Like thousands of other environmentally conscious California transplants, John Mann watches the streaks of smoke trail low over Coeur d'Alene Lake and its international-resort hotel, over blue-collar housing tracts sprouting from once-virgin forest land and massive, newly built mansions that locals refer to as "California dance halls."

And he fumes.

"You show me somebody who doesn't complain about the smoke and I'll show you an idiot," says the former Thousand Oaks resident, frowning in distaste. "But these farmers are given free rein--just because this is the way they've always done things.

"I just don't get it. This would never happen in California."

The bluegrass burn-off is just one volley in a cultural clash being waged in this tradition-bound town of 28,000 residents less than 100 miles south of the Canadian border. Californians, weary of the crime, earthquakes and overcrowding back home, have come here by the carload, bringing with them fat home equities and what the locals regard as curious big-city attitudes.

Californians are moving northward in search of a rural solace many believe can no longer be found in the country's most populous state. Between 1991 and 1993, a reported 28,202 Californians moved to Idaho, making up nearly 27% of the state's 98,446 new residents. In the same period, 5,315 of those California transplants moved to Kootenai County, nearly 40% of its newcomers.

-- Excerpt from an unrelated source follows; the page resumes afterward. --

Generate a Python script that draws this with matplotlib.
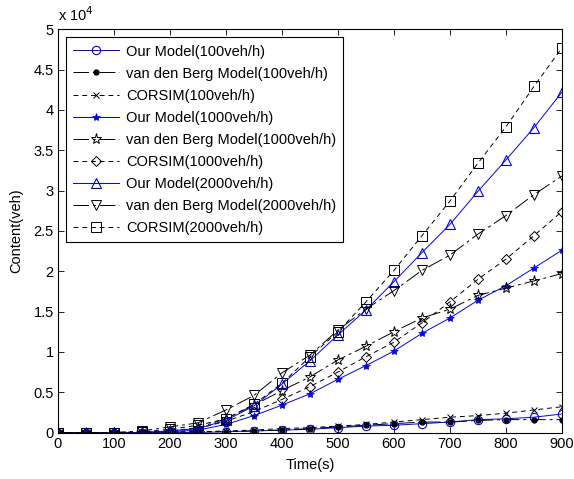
import matplotlib
matplotlib.use("Agg")
import matplotlib.pyplot as plt

plt.rcParams['font.family'] = ['Liberation Sans', 'DejaVu Sans']

time_s = [0, 50, 100, 150, 200, 250, 300, 350, 400, 450, 500, 550, 600, 650, 700, 750, 800, 850, 900]
# content values in units of 10^4 veh
our100 = [0, 0, 0, 0, 0, 0, 0.01, 0.02, 0.03, 0.04, 0.06, 0.08, 0.09, 0.11, 0.13, 0.16, 0.17, 0.19, 0.23]
vdb100 = [0, 0, 0, 0, 0.01, 0.01, 0.01, 0.02, 0.03, 0.05, 0.07, 0.09, 0.11, 0.13, 0.13, 0.15, 0.16, 0.16, 0.16]
cor100 = [0, 0, 0, 0, 0.01, 0.01, 0.02, 0.03, 0.05, 0.06, 0.08, 0.10, 0.13, 0.16, 0.19, 0.21, 0.24, 0.28, 0.32]
our1000 = [0, 0, 0, 0, 0.01, 0.03, 0.10, 0.21, 0.34, 0.48, 0.66, 0.83, 1.01, 1.23, 1.42, 1.64, 1.82, 2.04, 2.26]
vdb1000 = [0, 0, 0, 0, 0.02, 0.06, 0.17, 0.34, 0.52, 0.69, 0.90, 1.07, 1.25, 1.42, 1.53, 1.70, 1.79, 1.88, 1.97]
cor1000 = [0, 0, 0, 0, 0.02, 0.05, 0.14, 0.26, 0.41, 0.57, 0.75, 0.94, 1.12, 1.36, 1.62, 1.90, 2.15, 2.44, 2.74]
our2000 = [0, 0, 0, 0, 0.02, 0.05, 0.15, 0.33, 0.60, 0.89, 1.21, 1.52, 1.87, 2.23, 2.58, 2.99, 3.38, 3.78, 4.22]
vdb2000 = [0, 0, 0, 0.02, 0.07, 0.12, 0.28, 0.46, 0.74, 0.96, 1.27, 1.53, 1.76, 2.01, 2.20, 2.46, 2.69, 2.95, 3.18]
cor2000 = [0, 0, 0, 0.01, 0.04, 0.09, 0.17, 0.35, 0.61, 0.94, 1.25, 1.62, 2.01, 2.44, 2.87, 3.34, 3.79, 4.29, 4.77]

labels = ['Our Model(100veh/h)', 'van den Berg Model(100veh/h)', 'CORSIM(100veh/h)',
          'Our Model(1000veh/h)', 'van den Berg Model(1000veh/h)', 'CORSIM(1000veh/h)',
          'Our Model(2000veh/h)', 'van den Berg Model(2000veh/h)', 'CORSIM(2000veh/h)']
xticks = [0, 100, 200, 300, 400, 500, 600, 700, 800, 900]
yticks = [0, 0.5, 1, 1.5, 2, 2.5, 3, 3.5, 4, 4.5, 5]
ytick_labels = ['0', '0.5', '1', '1.5', '2', '2.5', '3', '3.5', '4', '4.5', '5']

FS = 10.5

fig = plt.figure(figsize=(5.74, 4.79), dpi=100)
ax = fig.add_axes([0.101, 0.097, 0.878, 0.842])

blue = '#0000ff'
vdb_dash = (0, (16, 4, 3, 4))
dash = (0, (5, 4))
lw = 0.7

ax.plot(time_s, our100, color=blue, lw=lw, marker='o', ms=6, mfc='none', mec=blue, mew=0.8, label=labels[0])
ax.plot(time_s, vdb100, color='black', lw=lw, ls=vdb_dash, marker='.', ms=7, mfc='black', label=labels[1])
ax.plot(time_s, cor100, color='black', lw=lw, ls=dash, marker='x', ms=4, mew=0.7, label=labels[2])
ax.plot(time_s, our1000, color=blue, lw=lw, marker='*', ms=6, mfc=blue, mec=blue, mew=0.5, label=labels[3])
ax.plot(time_s, vdb1000, color='black', lw=lw, ls=vdb_dash, marker='*', ms=8, mfc='none', mew=0.7, label=labels[4])
ax.plot(time_s, cor1000, color='black', lw=lw, ls=dash, marker='D', ms=5, mfc='none', mew=0.7, label=labels[5])
ax.plot(time_s, our2000, color=blue, lw=lw, marker='^', ms=7, mfc='none', mec=blue, mew=0.8, label=labels[6])
ax.plot(time_s, vdb2000, color='black', lw=lw, ls=vdb_dash, marker='v', ms=7, mfc='none', mew=0.7, label=labels[7])
ax.plot(time_s, cor2000, color='black', lw=lw, ls=dash, marker='s', ms=7, mfc='none', mew=0.7, label=labels[8])

ax.set_xlim(0, 900)
ax.set_ylim(0, 5)
ax.set_xticks(xticks)
ax.set_yticks(yticks)
ax.set_yticklabels(ytick_labels)
ax.tick_params(direction='in', top=True, right=True, labelsize=FS, length=4, width=0.6, pad=3)
for s in ax.spines.values():
    s.set_linewidth(0.8)

ax.set_xlabel('Time(s)', fontsize=FS, labelpad=5)
ax.set_ylabel('Content(veh)', fontsize=FS, labelpad=7)
ax.text(0.0, 1.012, r'x 10$^4$', transform=ax.transAxes, fontsize=FS, ha='left', va='bottom')

leg = ax.legend(loc='upper left', bbox_to_anchor=(0.016, 0.98), fontsize=FS, frameon=True, fancybox=False,
                edgecolor='black', framealpha=1, borderpad=0.5, labelspacing=0.55, handlelength=3.15,
                handletextpad=0.45, borderaxespad=0)
leg.get_frame().set_linewidth(0.8)

fig.savefig('out.png', dpi=100)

California provides more than twice as many emigres to Idaho as second-place Washington state. And even many of the latter, according to Idaho state transportation officials who tally newcomer origins through auto license plate transfers, are once-removed Californians who moved on after finding the growing congestion of Seattle and Puget Sound too much like home.

Those numbers are fueled in part by a growing number of San Fernando Valley residents weary of the noise and drive-by shootings as well as what they call the outrageous price of doing business in places like Van Nuys, Chatsworth and North Hollywood.

John Mann left Thousand Oaks and a career as a stockbroker because he hate L.A. traffic and cultural tensions. "I'm no racist, but I just got tired of being a minority in Los Angeles, tired of explaining English to 7-Eleven clerks and counting their change for them," he said.

"And I'd go orbital, absolutely berserk, if I had to sit in traffic. I'd hyperventilate, pound on the wheel. Once I chased a guy, doing 105 m.p.h. on the Simi Valley Freeway, because I was sick of him cruising my neighborhood at 11 p.m. with his boom box blaring."

Inspired by such suburban pioneers, the centuries-long westward migration to the Pacific has taken a decided turn to the north as tens of thousands of Californians follow The Dream to states such as Idaho, Washington, Oregon and Colorado.

For most Southern Californians, this new life has been a bit of northern exposure--searching for their own private Idaho, a niche among the strait-laced and sometimes cranky native population who wear the term local like some Great Northwest badge of honor.

Barbara Lund, a 40ish ex-model from the City of Industry, had such a hard time adjusting to Idaho men that she founded a dating club for California transplants, attracting dozens of lonely hearts, frozen out of or self-exiled from the Idaho singles scene.

"Idaho," Lund sums it up, "can be a very lonely place."

The name Coeur d'Alene was coined centuries ago by Native American hunters, angered by French traders they thought were low-balling fur prices. They called them small-hearted men. Hence, the story goes, Coeur d'Alene means, roughly, "heart the size of an alene, " a small leather-piercing tool the Native Americans used.

Today in Coeur d'Alene, many locals are lashing back at what they regard as a new small-hearted invasion, of big-city "kooks" whose very appearance and every action affronts their traditional values.

"There's a stereotype of Californians here," said David Bond, a reporter for the Coeur d'Alene Press. "They roller-blade around town in neon, glow-in-the-dark clothes. They put fences around their land and call the Forest Service all winter long, complaining that locals are killing the deer."